**What is being asked**:
Retype the opening lines of the listing below, ending with the line that contains "import seaborn as sns", and leave out any pictures.
##### Data provided #####
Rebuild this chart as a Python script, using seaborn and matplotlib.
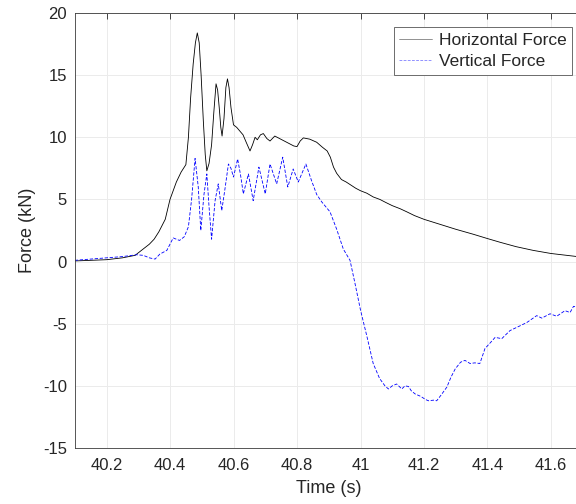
import numpy as np
import pandas as pd
import matplotlib
matplotlib.use("Agg")
import matplotlib.pyplot as plt
import seaborn as sns

# Horizontal force record (s, kN)
h_time = [40.10, 40.15, 40.20, 40.25, 40.29, 40.31, 40.335, 40.35, 40.365, 40.385,
          40.40, 40.42, 40.435, 40.45, 40.458, 40.465, 40.473, 40.48, 40.486, 40.492,
          40.498, 40.505, 40.511, 40.516, 40.523, 40.531, 40.538, 40.545, 40.55, 40.555,
          40.56, 40.564, 40.57, 40.576, 40.581, 40.586, 40.592, 40.60, 40.61, 40.62,
          40.63, 40.64, 40.652, 40.66, 40.668, 40.675, 40.685, 40.694, 40.705, 40.715,
          40.73, 40.745, 40.76, 40.775, 40.79, 40.80, 40.81, 40.82, 40.84, 40.862,
          40.88, 40.895, 40.905, 40.915, 40.925, 40.94, 40.955, 40.967, 40.985, 41.00,
          41.02, 41.04, 41.061, 41.08, 41.10, 41.125, 41.146, 41.17, 41.20, 41.25,
          41.30, 41.355, 41.40, 41.44, 41.49, 41.544, 41.60, 41.65, 41.70]
h_force = [0.05, 0.10, 0.15, 0.30, 0.50, 0.90, 1.40, 1.80, 2.40, 3.40,
           5.00, 6.40, 7.20, 7.80, 10.0, 13.2, 15.9, 17.6, 18.4, 17.6,
           15.0, 11.3, 8.6, 7.3, 7.9, 9.4, 12.0, 14.3, 13.8, 12.4,
           10.8, 10.1, 11.5, 14.0, 14.7, 14.0, 12.4, 11.0, 10.8, 10.5,
           10.2, 9.6, 8.9, 9.4, 10.0, 9.8, 10.2, 10.3, 9.9, 9.7,
           10.1, 9.9, 9.7, 9.5, 9.3, 9.25, 9.7, 9.95, 9.85, 9.6,
           9.2, 8.9, 8.4, 7.6, 7.1, 6.6, 6.4, 6.2, 5.9, 5.7,
           5.5, 5.2, 5.0, 4.75, 4.5, 4.25, 4.0, 3.7, 3.4, 3.0,
           2.6, 2.2, 1.85, 1.55, 1.2, 0.9, 0.65, 0.5, 0.35]

# Vertical force record (s, kN)
v_time = [40.10, 40.15, 40.20, 40.25, 40.295, 40.316, 40.335, 40.353, 40.368, 40.39,
          40.41, 40.43, 40.445, 40.458, 40.468, 40.479, 40.489, 40.497, 40.507, 40.516,
          40.523, 40.531, 40.542, 40.552, 40.563, 40.574, 40.584, 40.592, 40.60, 40.613,
          40.622, 40.631, 40.647, 40.662, 40.68, 40.70, 40.715, 40.736, 40.755, 40.771,
          40.788, 40.804, 40.828, 40.846, 40.862, 40.878, 40.904, 40.925, 40.946, 40.967,
          40.983, 41.00, 41.02, 41.04, 41.06, 41.077, 41.088, 41.10, 41.114, 41.13,
          41.14, 41.151, 41.16, 41.172, 41.19, 41.205, 41.214, 41.23, 41.24, 41.255,
          41.272, 41.285, 41.298, 41.315, 41.329, 41.345, 41.36, 41.376, 41.392, 41.41,
          41.424, 41.445, 41.471, 41.50, 41.524, 41.555, 41.571, 41.597, 41.618, 41.644,
          41.66, 41.671, 41.685, 41.70]
v_force = [0.10, 0.20, 0.30, 0.40, 0.55, 0.50, 0.30, 0.20, 0.60, 0.90,
           1.90, 1.70, 2.00, 2.80, 5.00, 8.30, 6.00, 2.50, 5.40, 7.05,
           4.40, 1.80, 4.90, 6.25, 4.10, 6.00, 7.85, 7.50, 6.80, 8.25,
           7.00, 5.45, 7.05, 4.90, 7.60, 5.45, 7.85, 6.25, 8.40, 6.00,
           7.45, 6.40, 7.85, 6.50, 5.40, 4.80, 4.00, 2.60, 1.00, 0.10,
           -1.80, -3.90, -6.00, -8.20, -9.40, -10.0, -10.25, -10.0, -9.85, -10.25,
           -10.0, -10.05, -10.4, -10.65, -10.85, -11.1, -11.2, -11.15, -11.2, -10.7,
           -10.1, -9.3, -8.65, -8.1, -7.95, -8.2, -8.15, -8.2, -7.0, -6.5,
           -6.1, -6.2, -5.55, -5.2, -4.9, -4.35, -4.55, -4.2, -4.4, -3.95,
           -4.1, -3.6, -3.7, -3.5]

series_names = ["Horizontal Force", "Vertical Force"]
x_ticks = [40.2, 40.4, 40.6, 40.8, 41.0, 41.2, 41.4, 41.6]
x_tick_labels = ["40.2", "40.4", "40.6", "40.8", "41", "41.2", "41.4", "41.6"]
y_ticks = [-15, -10, -5, 0, 5, 10, 15, 20]

df = pd.concat([
    pd.DataFrame({"Time": h_time, "Force": h_force, "Series": series_names[0]}),
    pd.DataFrame({"Time": v_time, "Force": v_force, "Series": series_names[1]}),
], ignore_index=True)

sns.set_theme(style="white")
plt.rcParams["font.family"] = ["Liberation Sans", "DejaVu Sans"]
plt.rcParams["axes.unicode_minus"] = False

fig = plt.figure(figsize=(5.76, 5.04), dpi=100)
ax = fig.add_axes([74.75 / 576, 56 / 504, 508 / 576, 435 / 504])

sns.lineplot(
    data=df, x="Time", y="Force", hue="Series", style="Series",
    palette={series_names[0]: "#000000", series_names[1]: "#0000ff"},
    dashes={series_names[0]: "", series_names[1]: (4, 2)},
    estimator=None, sort=False, linewidth=0.6, ax=ax, legend=True,
)

ax.set_xlim(40.1, 41.7)
ax.set_ylim(-15, 20)
ax.set_xticks(x_ticks)
ax.set_xticklabels(x_tick_labels)
ax.set_yticks(y_ticks)

ink = "#262626"
ax.grid(True, color="#ebebeb", linewidth=0.7)
ax.set_axisbelow(True)
for s in ax.spines.values():
    s.set_color("#3a3a3a")
    s.set_linewidth(0.6)
ax.tick_params(axis="both", direction="in", length=4, width=0.6, colors=ink,
               labelsize=12, top=True, right=True)
ax.tick_params(axis="x", pad=7.5)
ax.tick_params(axis="y", pad=5.5)
ax.set_xlabel("Time (s)", fontsize=13, color=ink, labelpad=4.5)
ax.set_ylabel("Force (kN)", fontsize=13, color=ink, labelpad=5)

handles, labels = ax.get_legend_handles_labels()
leg = ax.legend(
    handles, labels, loc="upper right", bbox_to_anchor=(0.979, 0.967),
    fontsize=12.5, frameon=True, fancybox=False, framealpha=1,
    edgecolor="#555555", handlelength=1.9, handletextpad=0.4,
    borderpad=0.3, labelspacing=0.38, borderaxespad=0,
)
leg.get_frame().set_linewidth(0.6)
for t in leg.get_texts():
    t.set_color(ink)
for line in leg.get_lines():
    line.set_linewidth(0.5)
    line.set_alpha(0.6)

fig.savefig("out.png", dpi=100)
#####
**Solution for this task**:
Rebuild this chart as a Python script, using seaborn and matplotlib.
import numpy as np
import pandas as pd
import matplotlib
matplotlib.use("Agg")
import matplotlib.pyplot as plt
import seaborn as sns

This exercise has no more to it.